Parts from the original Wright Flyer have been to space.
On December 17, 1903, at Kitty Hawk, North Carolina, aviators Orville and Wilbur Wright achieved the world’s first motor-powered airplane flight. On that historic flight, the Wright brothers’ aircraft, the Wright Flyer, reached an altitude of just 8 feet and traveled a distance of 120 feet. Little did anyone know that just 66 years later, parts of that very same plane would travel much higher and much farther — all the way to the moon.

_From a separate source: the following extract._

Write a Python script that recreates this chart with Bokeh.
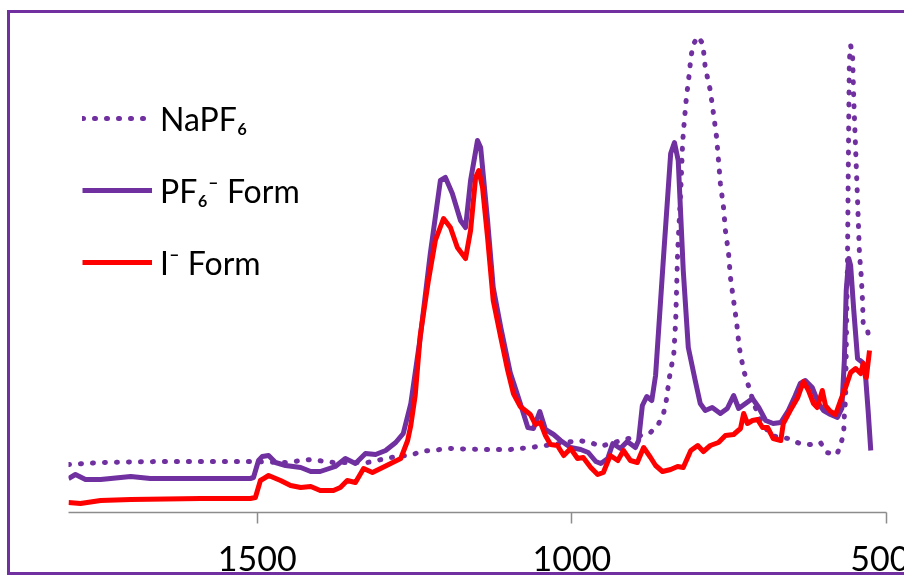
from bokeh.plotting import figure
from bokeh.models import FixedTicker, Range1d, Legend, LegendItem
from bokeh.embed import file_html
from bokeh.resources import INLINE

# Wavenumber (cm-1) and absorbance (a.u.)
napf6_wn = [1800, 1749, 1654, 1511, 1455, 1415, 1379, 1325, 1288, 1252, 1241, 1193, 1145, 1098,
            1066, 1042, 1010, 989, 970, 954, 939, 904, 891, 875, 862, 854, 850, 845, 838, 835,
            832, 827, 824, 821, 818, 813, 811, 807, 800, 792, 788, 780, 775, 770, 767, 764,
            759, 756, 751, 748, 743, 738, 734, 727, 721, 716, 711, 700, 684, 656, 638, 621,
            605, 595, 579, 573, 568, 567, 565, 564, 562, 560, 559, 557, 554, 552, 549, 546,
            543, 540, 538, 537, 530, 527]
napf6_ab = [9.6, 10.0, 10.2, 10.2, 10.0, 10.6, 10.0, 10.0, 11.0, 11.6, 12.2, 12.8, 12.6, 12.6,
            13.0, 13.4, 14.0, 14.4, 14.0, 13.2, 13.8, 15.0, 15.4, 16.0, 17.8, 20.0, 22.4, 27.0,
            31.8, 38.4, 51.8, 64.4, 74.0, 78.8, 83.0, 88.2, 91.0, 93.6, 95.2, 93.8, 89.0, 84.4,
            79.8, 75.0, 70.4, 65.8, 61.0, 56.4, 51.8, 47.0, 42.4, 37.8, 33.0, 28.4, 26.0, 24.0,
            21.8, 18.4, 15.4, 14.8, 13.8, 13.6, 14.0, 12.0, 11.6, 13.4, 16.0, 19.4, 22.8, 32.4,
            50.4, 78.4, 90.4, 93.4, 91.8, 82.4, 72.4, 62.4, 51.8, 47.0, 42.0, 37.6, 36.4, 34.0]

pf6_wn = [1800, 1789, 1773, 1749, 1701, 1670, 1590, 1511, 1506, 1498, 1492, 1482, 1471, 1455,
          1431, 1415, 1400, 1376, 1360, 1344, 1328, 1312, 1296, 1280, 1268, 1256, 1241, 1225,
          1209, 1201, 1190, 1177, 1169, 1161, 1150, 1145, 1134, 1125, 1113, 1098, 1082, 1070,
          1061, 1051, 1042, 1029, 1018, 1002, 986, 974, 962, 954, 943, 935, 923, 912, 899, 894,
          888, 881, 873, 867, 854, 843, 837, 831, 823, 815, 804, 796, 788, 777, 764, 753, 743,
          735, 724, 713, 703, 692, 680, 668, 656, 645, 637, 629, 618, 608, 600, 589, 578, 571,
          567, 564, 560, 557, 552, 546, 538, 533, 529, 525]
pf6_ab = [6.8, 7.6, 6.6, 6.6, 7.2, 6.8, 6.8, 6.8, 7.0, 10.4, 11.2, 11.4, 10.0, 9.4, 9.0, 8.2,
          8.2, 9.2, 10.8, 9.8, 11.8, 11.6, 12.4, 14.0, 15.8, 21.8, 35.0, 51.8, 66.4, 67.0, 63.8,
          58.4, 57.0, 66.4, 74.4, 73.0, 58.4, 45.0, 37.0, 28.0, 21.8, 17.0, 16.8, 20.2, 16.6,
          15.6, 14.4, 13.0, 12.6, 12.0, 10.2, 9.8, 10.8, 13.8, 12.8, 14.2, 13.0, 14.4, 21.4,
          23.2, 22.4, 27.4, 51.8, 71.8, 74.0, 70.4, 48.4, 33.0, 26.4, 21.8, 20.4, 21.0, 19.8,
          20.8, 23.4, 20.8, 21.8, 22.8, 21.0, 18.4, 17.8, 18.0, 20.4, 23.4, 25.8, 26.4, 25.0,
          21.8, 20.4, 19.6, 19.0, 20.8, 30.4, 44.4, 50.8, 49.4, 40.4, 30.8, 30.0, 26.8, 20.0,
          12.4]

i_wn = [1800, 1781, 1749, 1701, 1590, 1511, 1503, 1495, 1482, 1463, 1447, 1431, 1415, 1400,
        1379, 1368, 1357, 1344, 1331, 1317, 1304, 1288, 1272, 1261, 1256, 1249, 1241, 1228,
        1217, 1204, 1193, 1182, 1169, 1161, 1153, 1148, 1142, 1134, 1125, 1113, 1102, 1093,
        1082, 1070, 1066, 1058, 1050, 1042, 1034, 1023, 1013, 1002, 991, 982, 970, 959, 950,
        939, 927, 918, 907, 896, 886, 875, 867, 856, 843, 832, 823, 811, 800, 791, 780, 767,
        756, 743, 732, 727, 721, 713, 705, 697, 689, 680, 668, 664, 653, 641, 632, 624, 616,
        610, 602, 597, 589, 581, 573, 565, 557, 549, 541, 537, 532, 527]
i_ab = [2.0, 1.8, 2.4, 2.6, 2.8, 2.8, 3.0, 6.4, 7.4, 6.4, 5.4, 5.0, 5.2, 4.4, 4.4, 5.0, 6.4,
        6.0, 8.8, 8.0, 8.8, 9.8, 10.8, 14.4, 17.4, 23.4, 35.4, 46.4, 54.4, 58.8, 57.0, 53.0,
        50.8, 56.4, 67.0, 68.4, 65.0, 55.0, 42.4, 35.0, 28.4, 23.8, 21.2, 20.0, 19.6, 17.6,
        18.0, 15.4, 13.6, 13.4, 11.4, 12.8, 10.8, 11.0, 9.0, 7.6, 8.0, 11.4, 10.4, 12.4, 10.4,
        10.0, 13.0, 11.0, 9.4, 8.2, 8.6, 9.2, 9.0, 12.4, 13.4, 12.2, 13.4, 14.0, 15.4, 15.6,
        16.8, 19.8, 17.8, 18.4, 18.6, 17.0, 17.0, 14.8, 14.4, 17.8, 20.4, 23.0, 26.2, 24.4,
        21.8, 21.0, 24.4, 21.4, 20.2, 19.6, 22.4, 25.0, 28.0, 28.8, 27.8, 29.8, 27.0, 32.4]

x_ticks = [1500, 1000, 500]
labels = ["NaPF\u2086", "PF\u2086\u207b Form", "I\u207b Form"]

PURPLE = "#7030A0"
RED = "#FF0000"

p = figure(width=905, height=565, output_backend="svg", toolbar_location=None,
           x_range=Range1d(1800, 500), y_range=Range1d(0, 99),
           min_border_left=58, min_border_right=29, min_border_top=4, min_border_bottom=66,
           styles={"position": "fixed", "left": "7px", "top": "10px",
                   "border-style": "solid", "border-color": PURPLE,
                   "border-width": "3px 3px 3px 3px", "overflow": "hidden"})
p.outline_line_color = None
p.grid.visible = False
p.yaxis.visible = False

r1 = p.line(napf6_wn, napf6_ab, line_color=PURPLE, line_width=5, line_dash="1 11",
            line_cap="round")
r2 = p.line(pf6_wn, pf6_ab, line_color=PURPLE, line_width=5, line_join="round")
r3 = p.line(i_wn, i_ab, line_color=RED, line_width=5, line_join="round")

ax = p.xaxis[0]
ax.ticker = FixedTicker(ticks=x_ticks)
ax.minor_tick_line_color = None
ax.axis_line_color = "#8c8c8c"
ax.axis_line_width = 1.5
ax.major_tick_line_color = "#8c8c8c"
ax.major_tick_line_width = 1.5
ax.major_tick_in = 0
ax.major_tick_out = 11
ax.major_label_standoff = 22
ax.major_label_text_font = "Lato"
ax.major_label_text_font_size = "34px"
ax.major_label_text_color = "black"

legend = Legend(items=[LegendItem(label=labels[0], renderers=[r1]),
                       LegendItem(label=labels[1], renderers=[r2]),
                       LegendItem(label=labels[2], renderers=[r3])],
                location=(14, 230), orientation="vertical",
                glyph_width=70, glyph_height=40, label_height=40, spacing=32,
                label_standoff=8, padding=0, margin=0,
                label_text_font="Lato", label_text_font_size="32px",
                label_text_color="black",
                border_line_color=None, background_fill_alpha=0)
p.add_layout(legend, "center")

open("out.html", "w").write(file_html(p, INLINE))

When astronaut Neil Armstrong became the first person to walk on the moon on July 20, 1969, he brought with him two fragments from the original Wright Flyer: a 1.25-square-inch piece of muslin fabric cut from the aircraft’s left wing, and a piece of spruce wood taken from the left propeller. Armstrong carried the pieces inside his “personal preference kit,” a small bag of personal items that each of the Apollo 11 astronauts was allowed to bring with them into the lunar module for their journey. But Armstrong wasn’t content to simply treat the Wright Flyer artifacts as carry-on luggage — he placed the fabric and wood inside a pocket of his space suit and walked with them on the lunar surface. In this way, Armstrong was able to pay tribute to the Wright brothers, whose pioneering work ushered in the age of aviation that made the Apollo 11 mission possible.